Product roadmaps are built on assumptions. Assumptions about what users need, what they will pay for, what friction they will tolerate, and what will make them choose your product over a competitor’s. The problem is that most of those assumptions are never formally tested until the product is already built, and by then, the cost of being wrong is high.
Zibble’s Signal Groups give product teams a way to pressure test those assumptions before a single line of code is written. By simulating conversations with deep AI personas representing loyal users, churned customers, and competitive switchers, product leaders can validate roadmap priorities against real consumer decision drivers, not internal hypotheses.
The process is direct and intuitive. You bring your roadmap assumptions to Zibble and interrogate them. Which features are genuinely valued versus merely nice to have? What level of complexity will cause drop off? What would it take to win back a churned user? How does your proposed pricing model land against real purchasing behaviour? Zibble’s personas will tell you, and they will tell you why.
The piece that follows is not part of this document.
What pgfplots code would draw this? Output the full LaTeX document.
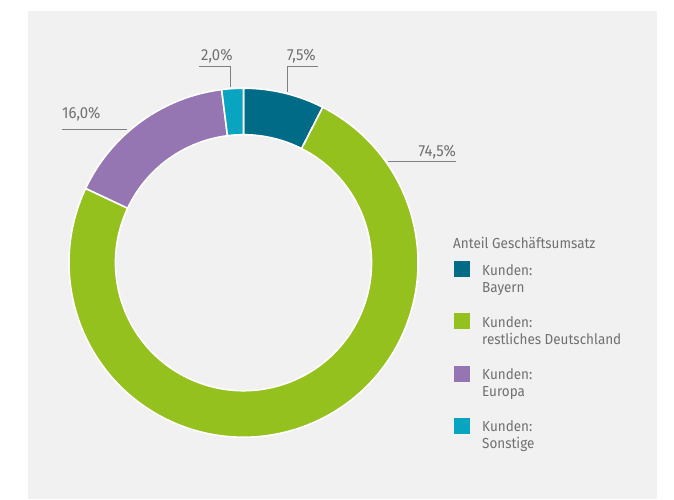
\documentclass[border=0pt]{standalone}
\usepackage{pgfplots}
\pgfplotsset{compat=1.18}
\usepackage{pgfplotstable}
\usepackage{fontspec}
\setmainfont{Fira Sans}[FakeStretch=0.93]
\definecolor{bg}{HTML}{F1F1F1}
\definecolor{txt}{HTML}{707070}
\definecolor{ln}{HTML}{808080}
\definecolor{col0}{HTML}{006B86}
\definecolor{col1}{HTML}{95C11F}
\definecolor{col2}{HTML}{9575B2}
\definecolor{col3}{HTML}{08A4C0}

\pgfplotstableread[col sep=comma]{
label,value
Bayern,7.5
restliches Deutschland,74.5
Europa,16.0
Sonstige,2.0
}\shares

\begin{document}
\begin{tikzpicture}[lbl/.style={inner sep=0pt,text=txt,font=\fontsize{14.5}{17}\selectfont},
  val/.style={inner sep=0pt,text=txt,font=\fontsize{16}{19}\selectfont}]
\gdef\cum{90}
\pgfplotstableforeachcolumnelement{value}\of\shares\as\v{%
  \pgfmathsetmacro\aend{\cum-3.6*\v}%
  \expandafter\xdef\csname as\pgfplotstablerow\endcsname{\cum}%
  \expandafter\xdef\csname ae\pgfplotstablerow\endcsname{\aend}%
  \xdef\cum{\aend}%
}
\begin{axis}[width=674pt,height=499pt,scale only axis,
  xmin=0,xmax=674,ymin=0,ymax=499,axis lines=none,clip=false]
\path (axis cs:0,0) rectangle (axis cs:674,499);
\fill[bg] (axis cs:28,0) rectangle (axis cs:657,488);
\pgfplotsinvokeforeach{0,1,2,3}{
  \filldraw[fill=col#1,draw=white,line width=1.6pt,line join=round]
    (axis cs:{243.5+174.5*cos(\csname as#1\endcsname)},{236.3+174.5*sin(\csname as#1\endcsname)})
    arc[start angle=\csname as#1\endcsname,end angle=\csname ae#1\endcsname,radius=174.5pt]
    -- (axis cs:{243.5+128*cos(\csname ae#1\endcsname)},{236.3+128*sin(\csname ae#1\endcsname)})
    arc[start angle=\csname ae#1\endcsname,end angle=\csname as#1\endcsname,radius=128pt]
    -- cycle;
}
% leader lines
\draw[ln,line width=0.9pt] (axis cs:199,433) -- (axis cs:230,433) -- (axis cs:230,412);
\draw[ln,line width=0.9pt] (axis cs:318,433) -- (axis cs:287,433) -- (axis cs:287,407);
\draw[ln,line width=0.9pt] (axis cs:388,338) -- (axis cs:456,338);
\draw[ln,line width=0.9pt] (axis cs:62,370) -- (axis cs:127,370);
% value labels
\node[val,anchor=base west] at (axis cs:201,438) {2,0\%};
\node[val,anchor=base west] at (axis cs:287,438) {7,5\%};
\node[val,anchor=base east] at (axis cs:456,343) {74,5\%};
\node[val,anchor=base west] at (axis cs:62,380) {16,0\%};
% legend
\node[lbl,anchor=base west] at (axis cs:453,251) {Anteil Geschäftsumsatz};
\fill[col0] (axis cs:454,238) rectangle (axis cs:470,222);
\node[lbl,anchor=base west] at (axis cs:482,224) {Kunden:};
\node[lbl,anchor=base west] at (axis cs:482,207) {Bayern};
\fill[col1] (axis cs:454,185.7) rectangle (axis cs:470,169.7);
\node[lbl,anchor=base west] at (axis cs:482,171.7) {Kunden:};
\node[lbl,anchor=base west] at (axis cs:482,154.7) {restliches Deutschland};
\fill[col2] (axis cs:454,133.4) rectangle (axis cs:470,117.4);
\node[lbl,anchor=base west] at (axis cs:482,119.4) {Kunden:};
\node[lbl,anchor=base west] at (axis cs:482,102.4) {Europa};
\fill[col3] (axis cs:454,81.1) rectangle (axis cs:470,65.1);
\node[lbl,anchor=base west] at (axis cs:482,67.1) {Kunden:};
\node[lbl,anchor=base west] at (axis cs:482,50.1) {Sonstige};
\end{axis}
\end{tikzpicture}
\end{document}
The why is particularly important. Unlike quantitative testing, which tells you what users prefer, Zibble surfaces the underlying motivations and trade-offs that drive those preferences. That understanding allows product teams to make smarter decisions, not just validate existing ones.
Product teams using Zibble report shorter discovery cycles, more confident prioritisation conversations with stakeholders, and fewer expensive pivots post launch. Rather than learning from failure, they simulate success, and build toward it with evidence rather than hope.
In a market where product velocity matters and user expectations are rising, Zibble gives product teams the intelligence to move fast without moving blind.